Private Universities and Colleges

As mentioned earlier these institutions are established under the Private Higher Educational Institutions Act 1996 (Act 555). Private universities established under this Act bear no resemblance to their counterparts established under the UUCA. The complex division of the university into authorities and officers found in the UUCA are not found under Act 555. As private universities are established by companies registered under the Companies Act, the governance of these institutions follow the governance structure of commercial corporations. There is little scope for collegial governance in such universities unless of course, the company decides to implement such a system as a corporate decision. Even then, legal responsibility will still lie with the two main organs of the company, which are the general meeting and the board of directors.
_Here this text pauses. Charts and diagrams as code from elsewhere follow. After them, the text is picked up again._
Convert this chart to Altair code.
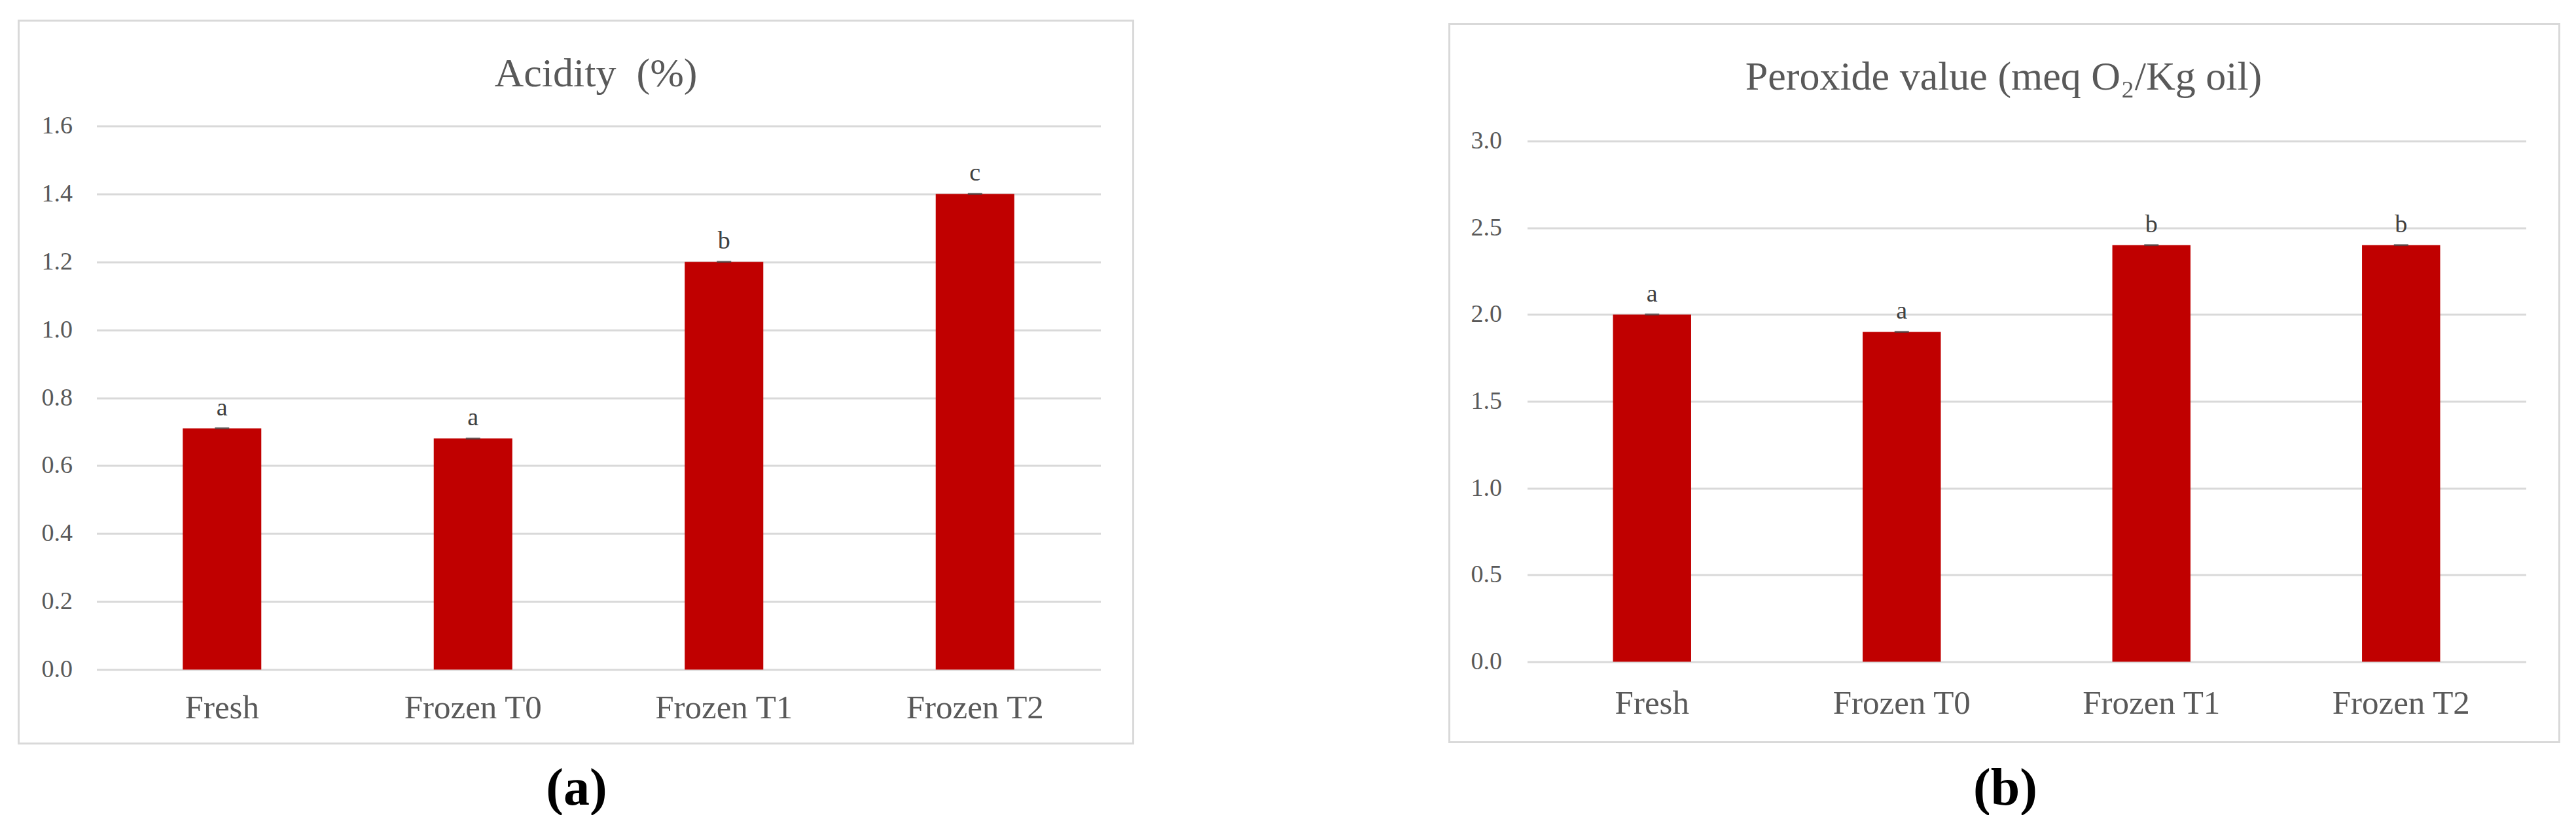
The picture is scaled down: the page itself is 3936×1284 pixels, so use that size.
import altair as alt
import pandas as pd

categories = ["Fresh", "Frozen T0", "Frozen T1", "Frozen T2"]

acidity = [0.71, 0.68, 1.20, 1.40]
acidity_letters = ["a", "a", "b", "c"]
acidity_ticks = [0.0, 0.2, 0.4, 0.6, 0.8, 1.0, 1.2, 1.4, 1.6]

peroxide = [2.00, 1.90, 2.40, 2.40]
peroxide_letters = ["a", "a", "b", "b"]
peroxide_ticks = [0.0, 0.5, 1.0, 1.5, 2.0, 2.5, 3.0]

title_a = "Acidity\u00a0\u00a0(%)"
title_b = "Peroxide value (meq O\u2082/Kg oil)"

FONT = "Liberation Serif"
GRAY = "#595959"
GRID = "#d9d9d9"
RED = "#C00000"


def panel(values, letters, ticks, ymax, title, title_x, title_y, tag, tag_x, tag_y,
          w, h, frame, x_label_pad, y_label_pad):
    df = pd.DataFrame({"cat": categories, "val": values, "let": letters})
    x = alt.X(
        "cat:N", sort=categories,
        scale=alt.Scale(paddingInner=0, paddingOuter=0),
        axis=alt.Axis(
            title=tag, labelAngle=0, labelFont=FONT, labelFontSize=51,
            labelColor=GRAY, labelBaseline="alphabetic", labelPadding=x_label_pad,
            labelLimit=0, labelOverlap=False,
            domain=False, ticks=False, tickSize=0, grid=False,
            titleFont=FONT, titleFontSize=80, titleFontWeight="bold",
            titleColor="#000000", titleX=tag_x, titleY=tag_y,
            titleBaseline="alphabetic", titleAlign="center",
        ),
    )
    y = alt.Y(
        "val:Q",
        scale=alt.Scale(domain=[0, ymax], nice=False, zero=True),
        axis=alt.Axis(
            values=ticks, format=".1f", title=None, labelFont=FONT,
            labelFontSize=38, labelColor=GRAY, labelPadding=y_label_pad,
            domain=False, ticks=False, tickSize=0, grid=True,
            gridColor=GRID, gridWidth=3,
        ),
    )
    base = alt.Chart(df)
    bars = base.mark_bar(color=RED, width=alt.RelativeBandSize(0.313)).encode(x=x, y=y)
    caps = base.mark_tick(color="#404040", thickness=3, size=22).encode(x=x, y=y)
    letters_layer = base.mark_text(
        font=FONT, fontSize=38, color="#404040", baseline="alphabetic", dy=-20
    ).encode(x=x, y=y, text="let:N")
    ttl = alt.Chart(pd.DataFrame({"t": [title]})).mark_text(
        font=FONT, fontSize=62, color=GRAY, baseline="alphabetic", align="center"
    ).encode(x=alt.value(title_x), y=alt.value(title_y), text="t:N")
    box = alt.Chart(pd.DataFrame({"k": [0]})).mark_rect(
        fill="white", fillOpacity=0, stroke=GRID, strokeWidth=3
    ).encode(
        x=alt.value(frame[0]), x2=alt.value(frame[1]),
        y=alt.value(frame[2]), y2=alt.value(frame[3]),
    )
    return alt.layer(box, bars, caps, letters_layer, ttl).properties(width=w, height=h)


pa = panel(acidity, acidity_letters, acidity_ticks, 1.6, title_a, 763, -61,
           "(a)", 733, 206, 1534, 831, (-119, 1584, -161, 944), 74, 37)
pb = panel(peroxide, peroxide_letters, peroxide_ticks, 3.0867, title_b, 728, -56,
           "(b)", 730, 218, 1526, 819, (-119, 1577, -156, 942), 79, 39)

chart = alt.hconcat(pa, pb, spacing=479).properties(
    padding={"left": 18.5, "top": 21.5, "right": 0, "bottom": 0}
).configure_view(stroke=None)

chart.save("out.html", embed_options={"renderer": "svg", "actions": False})
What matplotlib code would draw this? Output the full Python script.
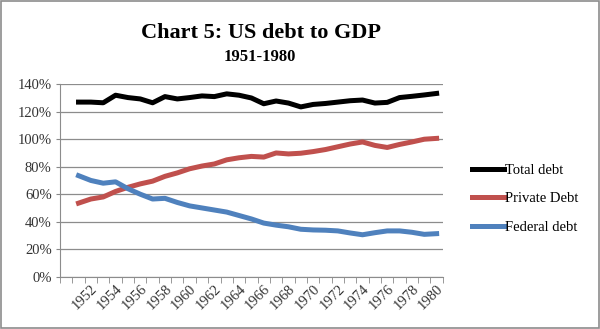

A general survey of reported cases shows that most disputes in private universities centre around questions of employment. In the circumstances, an arbitration centre in the university may not have the same impact on governance as it would in the case of UUCA universities. However, academics in private universities may find that they are entitled to some measure of academic freedom and rights under the regulations issued by the Malaysian Qualifications Agency. Access to an arbitration system may therefore also be of service to academics in private institutions to enforce their rights as academics.

The first arbitration centre is established in MAHSA University, a private university. That fact and the potential of the arbitration centre is worth publicising through a conference or webinar.

[i] The full title of the concept is University cum Court Annexed Arbitration.

[ii] The full booklet can be downloaded from www.janablegal.com

[iii] More precisely, the authorities and officers of the university that make up the UUCA university.

[iv] The view held by many, that the Vice-Chancellor, the Board and the Senate have unfettered power over the affairs of the university does not fit the model of administration adopted in the UUCA. Power is not concentrated in any one authority of the university or in any single officer of the university.